前半はコメディで、後半はアクションで、それぞれそれなりに楽しく観られたものの、全体的にはぼちぼちまあまあといった感じ。
しかし、大興奮で響くってほどではなくともアクションシーン全般は褒めなきゃならんと思う。
ガンアクションはハリウッドなんかと比べられてショボいだのなんだのと言われやすい邦画にあって、ハリウッドと比べても中上位くらいの良さがあった。
「ジョン・ウィック」のガンアクション+ジャッキー・チェン、マイナス30%って感じかな。

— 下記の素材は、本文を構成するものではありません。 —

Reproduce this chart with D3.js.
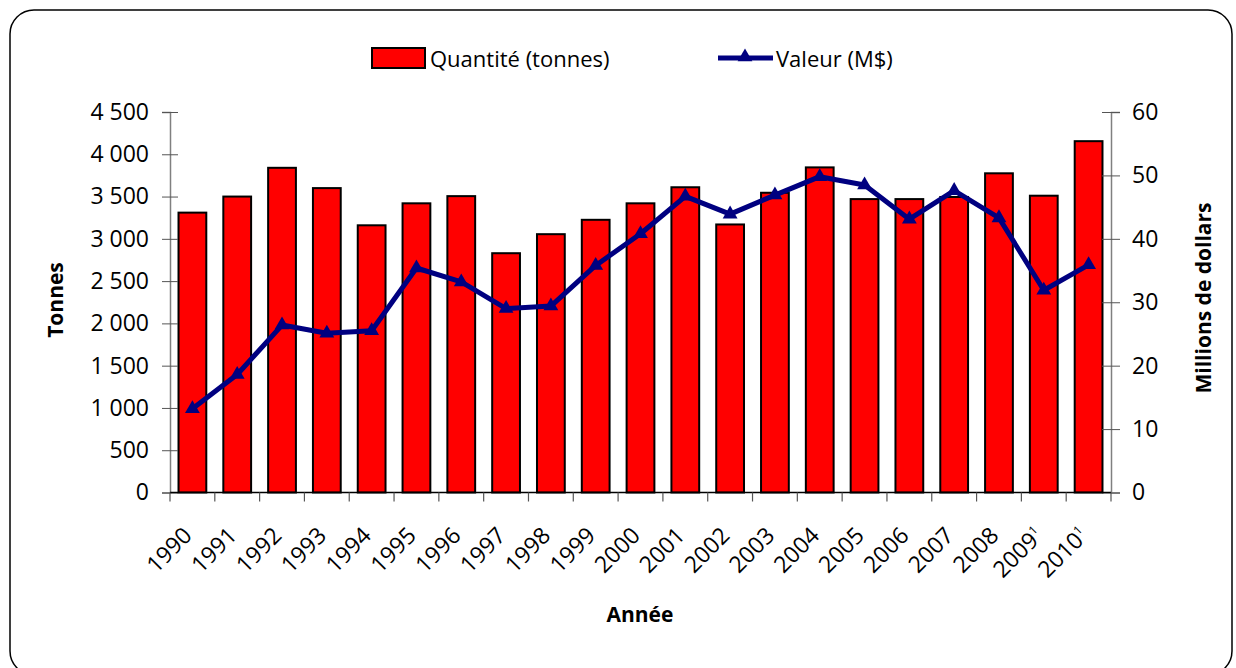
<!DOCTYPE html>
<html>
<head>
<meta charset="utf-8">
<script src="https://cdn.jsdelivr.net/npm/d3@7"></script>
<style>
  body { margin: 0; background: #fff; }
  text { font-family: "Open Sans", "DejaVu Sans Condensed", sans-serif; fill: #000; }
</style>
</head>
<body>
<svg width="1236" height="668"></svg>
<script>
// years; 2009 and 2010 carry a superscript 1
const years = ["1990","1991","1992","1993","1994","1995","1996","1997","1998","1999","2000",
               "2001","2002","2003","2004","2005","2006","2007","2008","2009","2010"];
const provisional = ["2009","2010"];
// Quantité (tonnes)
const tonnes = [3310, 3500, 3840, 3600, 3160, 3420, 3505, 2830, 3055, 3225, 3420,
                3610, 3170, 3545, 3845, 3470, 3470, 3495, 3775, 3510, 4155];
// Valeur (M$)
const valeur = [13.2, 18.6, 26.4, 25.1, 25.5, 35.4, 33.2, 29.0, 29.4, 35.8, 40.8,
                46.7, 43.9, 46.9, 49.8, 48.5, 43.1, 47.6, 43.3, 31.9, 35.9];
const leftTicks = [0, 500, 1000, 1500, 2000, 2500, 3000, 3500, 4000, 4500];
const rightTicks = [0, 10, 20, 30, 40, 50, 60];

let svg = d3.select("svg");

// frame
svg.append("rect")
    .attr("x", 10).attr("y", 10)
    .attr("width", 1222).attr("height", 665)
    .attr("rx", 24).attr("ry", 24)
    .attr("fill", "none").attr("stroke", "#000").attr("stroke-width", 1.5);

let plotL = 170, plotR = 1111, plotT = 112, plotB = 492.5;

let x = d3.scaleBand().domain(years).range([plotL, plotR]).paddingInner(0.38).paddingOuter(0.19);
let yL = d3.scaleLinear().domain([0, 4500]).range([plotB, plotT]);
let yR = d3.scaleLinear().domain([0, 60]).range([plotB, plotT]);

let fmt = d => d3.format(",")(d).replace(/,/g, " ");

// bars
svg.append("g")
    .selectAll("rect")
    .data(years)
    .enter().append("rect")
    .attr("x", d => x(d))
    .attr("y", (d, i) => yL(tonnes[i]))
    .attr("width", x.bandwidth())
    .attr("height", (d, i) => plotB - yL(tonnes[i]))
    .attr("fill", "#ff0000")
    .attr("stroke", "#000")
    .attr("stroke-width", 2);

// left axis
let gL = svg.append("g").attr("transform", `translate(${plotL},0)`)
    .call(d3.axisLeft(yL).tickValues(leftTicks).tickFormat(fmt).tickSize(8).tickPadding(13));
gL.select(".domain").attr("stroke", "#808080").attr("stroke-width", 1.5);
gL.selectAll(".tick line").attr("stroke", "#555").attr("x2", 8).attr("x1", -8);
gL.selectAll(".tick text").style("font-size", "23px");

// right axis
let gR = svg.append("g").attr("transform", `translate(${plotR},0)`)
    .call(d3.axisRight(yR).tickValues(rightTicks).tickSize(9).tickPadding(12));
gR.select(".domain").attr("stroke", "#808080").attr("stroke-width", 1.5);
gR.selectAll(".tick line").attr("stroke", "#555").attr("x1", -9).attr("x2", 9);
gR.selectAll(".tick text").style("font-size", "23px");

// x axis line + ticks between categories
let step = x.step();
let bounds = d3.range(years.length + 1).map(i => plotL + i * step);
svg.append("line")
    .attr("x1", plotL).attr("x2", plotR).attr("y1", plotB).attr("y2", plotB)
    .attr("stroke", "#000").attr("stroke-width", 1.5);
svg.append("g").selectAll("line")
    .data(bounds)
    .enter().append("line")
    .attr("x1", d => d).attr("x2", d => d)
    .attr("y1", plotB).attr("y2", plotB + 9)
    .attr("stroke", "#555").attr("stroke-width", 1.2);

// x labels, rotated
let xl = svg.append("g").selectAll("text")
    .data(years)
    .enter().append("text")
    .attr("text-anchor", "end")
    .attr("transform", d => `translate(${x(d) + x.bandwidth() / 2 + 1},537) rotate(-45)`)
    .style("font-size", "23px");
xl.append("tspan").text(d => d);
xl.filter(d => provisional.includes(d))
    .append("tspan").text("1")
    .attr("dy", -9).style("font-size", "12px");

// line
let line = d3.line()
    .x((d, i) => x(years[i]) + x.bandwidth() / 2)
    .y(d => yR(d));
svg.append("path")
    .datum(valeur)
    .attr("d", line)
    .attr("fill", "none")
    .attr("stroke", "#000080")
    .attr("stroke-width", 5)
    .attr("stroke-linejoin", "round");

let tri = d3.symbol().type(d3.symbolTriangle).size(95);
svg.append("g").selectAll("path")
    .data(valeur)
    .enter().append("path")
    .attr("d", tri)
    .attr("transform", (d, i) => `translate(${x(years[i]) + x.bandwidth() / 2},${yR(d)})`)
    .attr("fill", "#000080");

// legend
svg.append("rect")
    .attr("x", 372).attr("y", 48).attr("width", 53).attr("height", 20)
    .attr("fill", "#ff0000").attr("stroke", "#000").attr("stroke-width", 2);
svg.append("text").attr("x", 430).attr("y", 67).style("font-size", "22px").text("Quantité (tonnes)");
svg.append("line")
    .attr("x1", 718).attr("x2", 773).attr("y1", 58).attr("y2", 58)
    .attr("stroke", "#000080").attr("stroke-width", 5);
svg.append("path").attr("d", tri).attr("transform", "translate(745,57)").attr("fill", "#000080");
svg.append("text").attr("x", 776).attr("y", 67).style("font-size", "22px").text("Valeur (M$)");

// axis titles
svg.append("text")
    .attr("transform", "translate(63,300) rotate(-90)")
    .attr("text-anchor", "middle")
    .style("font-size", "21px").style("font-weight", "bold")
    .text("Tonnes");
svg.append("text")
    .attr("transform", "translate(1211,298) rotate(-90)")
    .attr("text-anchor", "middle")
    .style("font-size", "21px").style("font-weight", "bold")
    .text("Millions de dollars");
svg.append("text")
    .attr("x", 640).attr("y", 622)
    .attr("text-anchor", "middle")
    .style("font-size", "21px").style("font-weight", "bold")
    .text("Année");
</script>
</body>
</html>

壁を登るところとか、おおっ!ってなったし、本当良かったね。
本作はそこまで面白くはなかったけれど、更にアクションが激しくなっていそうな続編は楽しみになった。
あとはラストちょっと前について。
安田顕演じる海老原が柳楽優弥演じる小島を射殺するシーンで、映画にもなっているスタインベックの「二十日鼠と人間」が頭をよぎった。
どんなに守りたい救いたい存在でも、もう守りきれず放っておけば誰かの手で罰がくだされるならば、その守りたい愛ゆえに自ら執行する。
「大丈夫だ。俺がついてる」のセリフは、苦しむことなく楽にしてやるという意味で少し涙を誘う。
そしてそれはボスと主人公ファブルの関係も同じで、海老原と小島のようになってしまうかもしれない未来を暗示させる。
そういった意味で本作は海老原を主人公にファブルの手を借りた「二十日鼠と人間」だったなと思うのです。
もちろん本作はそんな文芸映画ではないけれど。